LO SFOGO
«Non sono uno stalker»
Due volte prosciolto dall’accusa, un impiegato di Ponte Tresa racconta la sua verità: «Cinque anni di calunnie»
«Se così si può dire, sono la prova vivente che, quando finisce una storia d’amore, non è sempre l’uomo il cattivo.
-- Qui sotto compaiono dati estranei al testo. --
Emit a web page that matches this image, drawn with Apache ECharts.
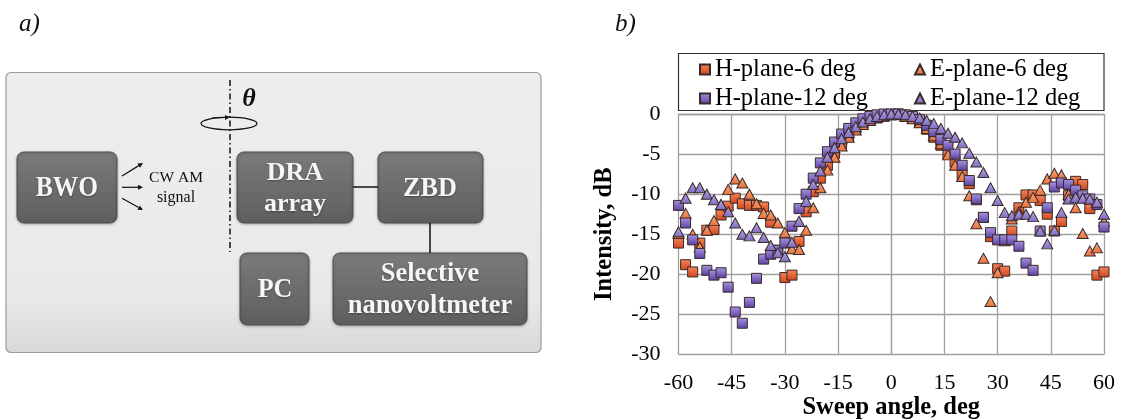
<!DOCTYPE html>
<html><head><meta charset="utf-8">
<script src="https://cdn.jsdelivr.net/npm/echarts@6/dist/echarts.min.js"></script>
<style>html,body{margin:0;padding:0;background:#fff}#c{width:1121px;height:419px}</style>
</head><body><div id="c"></div>
<script>
// ---- data (sweep angle in deg, intensity in dB) ----
const angles = [-60,-58,-56,-54,-52,-50,-48,-46,-44,-42,-40,-38,-36,-34,-32,-30,-28,-26,-24,-22,-20,-18,-16,-14,-12,-10,-8,-6,-4,-2,0,2,4,6,8,10,12,14,16,18,20,22,24,26,28,30,32,34,36,38,40,42,44,46,48,50,52,54,56,58,60];
const hPlane6 = [-16.1,-18.8,-19.7,-16.1,-14.5,-14.4,-12.6,-11.5,-10.5,-11.2,-11.4,-11.4,-11.6,-13.5,-17.0,-20.4,-20.1,-15.9,-12.2,-9.7,-8.0,-6.4,-4.9,-3.7,-2.7,-1.8,-1.1,-0.7,-0.5,-0.3,-0.1,0,-0.2,-0.5,-1.0,-1.9,-2.9,-3.9,-5.0,-6.0,-7.6,-8.7,-10.7,-12.9,-15.3,-19.3,-19.6,-14.6,-11.7,-10.1,-10.1,-10.8,-12.5,-14.6,-13.4,-10.2,-8.4,-8.8,-11.8,-20.1,-19.7];
const ePlane6 = [-14.9,-12.4,-15.0,-16.6,-14.5,-13.3,-11.3,-9.4,-8.1,-8.6,-10.0,-11.2,-12.4,-12.6,-13.6,-14.8,-16.8,-16.9,-14.5,-11.7,-9.2,-7.0,-5.4,-4.0,-2.9,-2.0,-1.3,-0.8,-0.4,-0.2,0,-0.1,-0.3,-0.6,-1.1,-1.8,-2.7,-3.7,-5.1,-6.4,-7.8,-10.2,-13.7,-18.0,-23.4,-19.8,-15.8,-13.1,-12.2,-11.0,-10.4,-9.5,-8.1,-7.4,-7.6,-10.0,-11.7,-14.9,-17.1,-16.7,-13.4];
const hPlane12 = [-11.4,-13.6,-15.7,-17.4,-19.5,-20.1,-19.8,-21.6,-24.7,-26.1,-23.5,-20.5,-18.1,-17.5,-17.0,-16.1,-14.0,-11.8,-10.0,-8.0,-6.1,-4.7,-3.5,-2.5,-1.8,-1.1,-0.6,-0.3,-0.1,0,0,0,-0.1,-0.3,-0.7,-1.4,-2.2,-3.2,-3.9,-5.0,-6.4,-8.3,-10.6,-12.9,-14.8,-15.7,-15.7,-15.7,-16.5,-18.6,-19.5,-14.6,-11.7,-9.1,-8.6,-8.8,-9.5,-10.2,-10.6,-11.3,-14.1];
const ePlane12 = [-14.7,-10.5,-9.2,-9.2,-10.0,-10.7,-11.3,-12.2,-13.6,-15.0,-15.2,-14.2,-15.4,-16.4,-17.3,-17.8,-16.0,-13.4,-10.9,-8.8,-7.1,-5.4,-4.2,-3.1,-2.3,-1.6,-1.0,-0.6,-0.3,-0.1,0,0,-0.1,-0.3,-0.5,-0.8,-1.2,-1.8,-2.4,-2.9,-3.6,-4.9,-6.0,-7.3,-9.2,-10.8,-12.3,-12.7,-12.5,-12.5,-12.8,-14.6,-16.2,-14.5,-12.3,-10.6,-10.4,-10.5,-10.6,-11.0,-12.5];
const seriesNames = ['H-plane-6 deg','E-plane-6 deg','H-plane-12 deg','E-plane-12 deg'];

const pairs = vals => angles.map((a, i) => [a, vals[i]]);
const grad = (c0, c1) => ({type:'linear', x:0, y:0, x2:0, y2:1, colorStops:[{offset:0,color:c0},{offset:1,color:c1}]});
const FONT = "'Liberation Serif', 'Times New Roman', serif";
const border = '#3a2a2a';

// ---- block diagram (panel a) ----
const boxFill = grad('#7b7b7b', '#5e5e5e');
function box(x, y, w, h) {
  return {type:'rect', shape:{x, y, width:w, height:h, r:7}, style:{fill:boxFill, stroke:'#4e4e4e', lineWidth:1, shadowBlur:3, shadowColor:'rgba(0,0,0,0.25)', shadowOffsetY:1}};
}
function label(t, x, y, size, sx) {
  return {type:'text', x, y, scaleX:sx, style:{text:t, x:0, y:0, font:'bold ' + size + 'px ' + FONT, fill:'#f6f6f6', textAlign:'center', textVerticalAlign:'middle', textShadowColor:'rgba(0,0,0,0.35)', textShadowBlur:2, textShadowOffsetY:1}};
}
function arrow(x1, y1, x2, y2) {
  const ang = Math.atan2(y2 - y1, x2 - x1), L = 5, W = 2.5;
  const bx = x2 - L * Math.cos(ang), by = y2 - L * Math.sin(ang);
  return [
    {type:'line', shape:{x1, y1, x2:bx, y2:by}, style:{stroke:'#111', lineWidth:1.2}},
    {type:'polygon', shape:{points:[[x2,y2],[bx - W*Math.sin(ang), by + W*Math.cos(ang)],[bx + W*Math.sin(ang), by - W*Math.cos(ang)]]}, style:{fill:'#111'}}
  ];
}
const graphics = [
  {type:'text', style:{text:'a)', x:19, y:24, font:'italic 25px ' + FONT, fill:'#111', textVerticalAlign:'middle'}},
  {type:'text', style:{text:'b)', x:615, y:24, font:'italic 25px ' + FONT, fill:'#111', textVerticalAlign:'middle'}},
  {type:'rect', shape:{x:6, y:72.5, width:535, height:280, r:5}, style:{fill:{type:'linear',x:0,y:0,x2:0,y2:1,colorStops:[{offset:0,color:'#eeeeee'},{offset:0.8,color:'#e9e9e9'},{offset:1,color:'#d8d8d8'}]}, stroke:'#9c9c9c', lineWidth:1.2}},
  box(17, 152, 100, 71),
  box(237, 152, 116, 71),
  box(378, 152, 105, 71),
  box(240, 253, 69, 72),
  box(333, 253, 194, 72),
  {type:'line', shape:{x1:353, y1:187, x2:378, y2:187}, style:{stroke:'#111', lineWidth:1.5}},
  {type:'line', shape:{x1:430, y1:223, x2:430, y2:253}, style:{stroke:'#111', lineWidth:1.5}},
  {type:'line', shape:{x1:230, y1:80, x2:230, y2:252}, style:{stroke:'#111', lineWidth:1.5, lineDash:[6,3,1.5,3]}},
  {type:'ellipse', shape:{cx:229, cy:123.5, rx:28, ry:6.3}, style:{fill:'none', stroke:'#111', lineWidth:1.2}},
  ...arrow(212, 118, 230, 117.3),
  {type:'text', style:{text:'θ', x:249, y:99, font:'italic bold 26px ' + FONT, fill:'#111', textAlign:'center', textVerticalAlign:'middle'}},
  label('BWO', 67, 188.5, 29, 0.88),
  label('DRA', 295, 173, 26, 1),
  label('array', 295, 204.5, 26, 1),
  label('ZBD', 430, 189, 27, 0.97),
  label('PC', 275, 290, 28, 0.93),
  label('Selective', 430, 274, 27, 0.98),
  label('nanovoltmeter', 430, 306, 27, 0.98),
  {type:'text', style:{text:'CW AM', x:176, y:178, font:'15.5px ' + FONT, fill:'#111', textAlign:'center', textVerticalAlign:'middle'}},
  {type:'text', style:{text:'signal', x:176, y:197.5, font:'16px ' + FONT, fill:'#111', textAlign:'center', textVerticalAlign:'middle'}},
  ...arrow(122, 176, 143, 163),
  ...arrow(122, 187.3, 143, 187.3),
  ...arrow(122, 198.3, 143, 210),
  // legend frame (panel b)
  {type:'rect', shape:{x:678.5, y:53.5, width:425.5, height:57}, style:{fill:'none', stroke:'#333', lineWidth:1.2}}
];

const styles = [
  {symbol:'rect', size:10, color:grad('#f5875a', '#d2441c')},
  {symbol:'triangle', size:[11,10], color:grad('#f9ac7c', '#e86f3a')},
  {symbol:'rect', size:10, color:grad('#a896e2', '#5a3f9f')},
  {symbol:'triangle', size:[11,10], color:grad('#b8ace6', '#7c6ac0')}
];
const seriesVals = [hPlane6, ePlane6, hPlane12, ePlane12];

const chart = echarts.init(document.getElementById('c'), null, {renderer:'canvas'});
const legendBase = {orient:'vertical', top:57, padding:0, itemGap:4, itemWidth:10, itemHeight:10,
  textStyle:{fontFamily:FONT, fontSize:24.5, lineHeight:24, color:'#000'}};
chart.setOption({
  backgroundColor:'#fff',
  animation:false,
  graphic:graphics,
  legend:[
    Object.assign({left:699, data:[{name:seriesNames[0], icon:'rect'},{name:seriesNames[2], icon:'rect'}]}, legendBase),
    Object.assign({left:914, data:[{name:seriesNames[1], icon:'triangle'},{name:seriesNames[3], icon:'triangle'}]}, legendBase)
  ],
  grid:{left:678.5, top:114, width:425.5, height:240.5, outerBoundsMode:'none', containLabel:false},
  xAxis:{type:'value', min:-60, max:60, interval:15,
    name:'Sweep angle, deg', nameLocation:'middle', nameGap:40.5, nameMoveOverlap:false,
    nameTextStyle:{fontFamily:FONT, fontSize:24.5, fontWeight:'bold', color:'#000'},
    axisLine:{show:true, lineStyle:{color:'#a0a0a0', width:1.3}}, axisTick:{show:false},
    axisLabel:{fontFamily:FONT, fontSize:22, color:'#000', margin:18},
    splitLine:{show:true, lineStyle:{color:'#a0a0a0', width:1.3}}},
  yAxis:{type:'value', min:-30, max:0, interval:5,
    name:'Intensity, dB', nameLocation:'middle', nameGap:61, nameMoveOverlap:false,
    nameTextStyle:{fontFamily:FONT, fontSize:24.5, fontWeight:'bold', color:'#000'},
    axisLine:{show:true, lineStyle:{color:'#a0a0a0', width:1.3}}, axisTick:{show:false},
    axisLabel:{fontFamily:FONT, fontSize:22, color:'#000', margin:18},
    splitLine:{show:true, lineStyle:{color:'#a0a0a0', width:1.3}}},
  series: seriesNames.map((n, i) => ({
    name:n, type:'scatter', data:pairs(seriesVals[i]),
    symbol:styles[i].symbol, symbolSize:styles[i].size, z:2 + i,
    itemStyle:{color:styles[i].color, borderColor:border, borderWidth:1, opacity:1},
    emphasis:{disabled:true}
  }))
});
</script></body></html>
Peggio, lo stalker». Finito sotto processo proprio per atti persecutori nei confronti della sua ex e due volte prosciolto (in primo e secondo grado) perché il fatto non sussiste, un 47enne impiegato di Lavena Ponte Tresa prova a spiegare la sua verità rispetto a una vicenda in cui la presunta vittima, una donna di Buguggiate di 10 anni più giovane, «è stata animata da sete di vendetta nei miei confronti» e «ha creato tutto un castello di menzogne per farmi pagare il fatto di averla lasciata dopo cinque anni di relazione». Esagerazioni? «Beh, mi permetto di segnalare che ho deciso di adire le vie legali nei confronti della mia ex fidanzata per tutta una serie di azioni volte unicamente a danneggiarmi», confida l’uomo.
«In un caso, ho chiesto che sia fatta luce sul reato di sostituzione di persona, perché, violando senza remore la mia privacy, ha utilizzato la password della mail per mettermi in cattiva luce; e in un altro caso, chiedo che venga valutato il fatto se vi siano gli estremi di una calunnia, visto che mi ha accusato di averle dato un assegno a titolo di riparazione per aver rubato a casa sua, quando in realtà io le ho sì dato un assegno, ma per mettere fine a un contenzioso legato a spese comuni di una vacanza in cui lei mi accusava di aver pagato di meno». Ancora oggi, ricordando l’episodio dell’assegno, ricorda la minaccia proferita dalla sua ex: «Ero a Varese e quando glielo consegnai - esasperato perché andava in giro dicendo agli amici che le dovevo dei soldi - mi ricordo ancora oggi la sua frase: “Adesso so io cosa farne”. Fu lì che iniziò ad accusarmi di aver rubato a casa sua». Per poi proseguire nello sfogo: «Era così intimorita dalla mia persona, che mi aspettò fuori da un bar di Varese che frequentavo con amici. Sì, ci fu un animato diverbio e io, poiché non incassava quell’assegno, le urlai di farlo al più presto per mettere fine a questa storia. Lei cosa fece? Andò a raccontare che l’avevo aggredita e c’è chi le ha creduto. Ora, a quel che mi risulta, dovrebbe essere indagata per falsa testimonianza».
Il racconto dell’uomo, per cinque anni accusato di stalking, evoca l’immagine dell’incubo: «Proprio così: prima, quando ho deciso di lasciarla, ho dovuto sopportare tentativi di suicidio, veri o presunti. Poi, qualche tempo dopo, ho subito le sue minacce. E lei, solo perché donna, è riuscita a farsi passare come vittima…».